All press releases Press Release

Waterline Data Unveils Latest Smart Data Catalog for the 'Petabyte Enterprise'

November 13, 2017


No Other Data Catalog Comes Close to Matching Waterline's Scalability, Native Support, and Rapid Addition of New Partner Integrations and Data Sources

Mountain View, Calif. — November 13, 2017 — Waterline Data today announced the release of Smart Data Catalog (SDC) 4.03, the latest version of its solution designed to help enterprises with multiple petabytes of data, manage and gain insight into data instead of drowning in it. SDC 4.03 is the most powerful and proven enterprise-class data catalog available in the market that offers:

  • Multi-petabyte scalability
  • Native support for critical cloud, RDBMS, and Big Data platforms
  • Rapid expansion of support for new partner integrations and data sources

"It has become clear that the data catalog is a fundamental enabler – not just for data management within a data lake, but also for a variety of related business use cases – and Waterline Data has been at the forefront of helping enterprises unlock the value of data with its Smart Data Catalog," said Matt Aslett, Research Director, Data Platforms and Analytics, 451 Research. "The company continues to evolve its product with the addition of machine learning-based automation, improved scalability, and native support for both cloud-based and on-premises big data environments."

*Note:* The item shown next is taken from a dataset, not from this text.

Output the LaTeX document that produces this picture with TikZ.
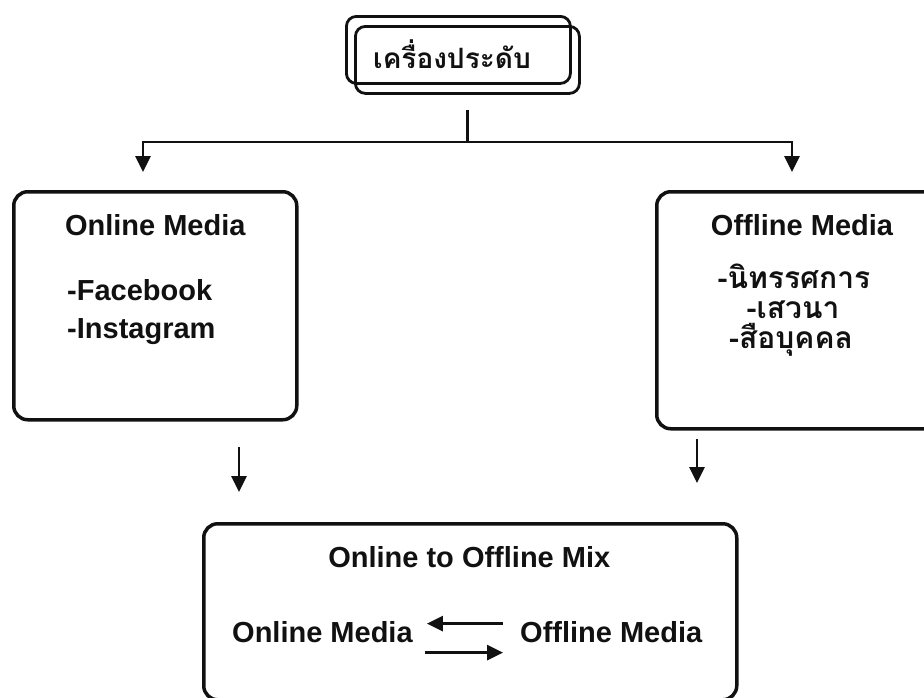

Tackle "Billions of Rows" with the Most Scalable Data Catalog in the Industry

The power of SDC is in its unique ability to replace the identification, contextualization, and rationalization of data with an automated process that uses machine learning and crowd-sourcing so customers can:

  • Rapidly classify and organize all of an organization's data assets and lineage
  • Convert used, stagnant, and even previously unknown data into discoverable assets
  • Easily govern data and make readily available for self-service analytics.

With its ability to automatically profile and tag billions of rows of data, SDC 4.03 is now by far the most scalable data platform in the industry helping global organizations rapidly convert their data swamps back into data lakes. By continuing to focus heavily on SDC's rapid growth in performance and scale—so data analysts can spend more time using data for competitive advantage and less time looking for it—Waterline has helped customers cut data processing time by up to 10X.

"Waterline is the only data catalog solution we evaluated that can support the vast volumes of data in our client environments," said Jennifer Benito, Principal Consultant at Trace 3. "After we deployed their solution in a matter of days, it profiled and tagged over 30 billion rows of data in about half a day, making it possible for business users to quickly search for and find the data they need to do their jobs. Our clients need that kind of scalability to support the volume and variety of data in their growing data estates."

Universal Native Support

Waterline is the only data catalog to natively support all critical cloud and on-premises Big Data environments. With the rapid growth of the cloud, Waterline has extended its support to include Azure, Google Cloud Platform (in preview) and multiple simultaneous S3 environments to extend its prior support for AWS EMR and AWS S3 standalone environments. Waterline has also added support for MapR 5.2 in addition to its prior support for Cloudera and Hortonworks.

"The environments that organizations are trying to catalog continue to grow in size and diversity," said Eric Kavanagh, CEO at Bloor Group. "The fact that Waterline runs natively on multiple Big Data environments is a big deal as it delivers a design center that will scale with the increasing volume and variety of data."

Rapid Addition of New Partner Integrations and Data Sources

Waterline is also continuing to rapidly extend its partner integrations and data source support with expanded integration for market-leading partner solutions, including Paxata, Collibra and Trifacta as data catalog enabled applications. Extended support for additional Big Data, cloud and relational data stores includes Azure Blob store, multiple Amazon S3 buckets and Amazon SSE for secure data environments as well as Amazon Redshift, MS ADSL and MSSQL.

"Our joint customers are already seeing significant value with the combination of Paxata and Waterline, including one of the world's largest restaurant chains," said Nenshad Bardoliwalla, co-founder and chief product officer, Paxata. "The deeper integration with scalable cloud native services like EMR, S3, and Azure Blob Storage will make it ever easier for our joint customers to find, profile and prepare data more quickly in the rapidly burgeoning hybrid, multi-cloud technology landscape."

"It's do or die time for the petabyte organization," said Andrew Ahn, VP of Product Management, Waterline Data. "It's not how much data you house but what you're able to do with it that will determine the fate of your organization. With Waterline, organizations can quickly complete that otherwise long and painful first step of cataloging their data for analysis and use."

About Waterline Data:

Waterline Data customers spend less time looking for data and more time using it while complying with ever changing data governance mandates such as GDPR. Waterline Data automates data discovery, compliance and the ability to take action on data by using a combination of machine learning, ratings and reviews, and tribal knowledge to deliver the most comprehensive data catalog solutions on the market. The company is funded by Menlo Ventures, Jackson Square Ventures, Partech Ventures, and Infosys, and implemented in large enterprises around the globe. Founded in 2013, the company is headquartered in Mountain View, California.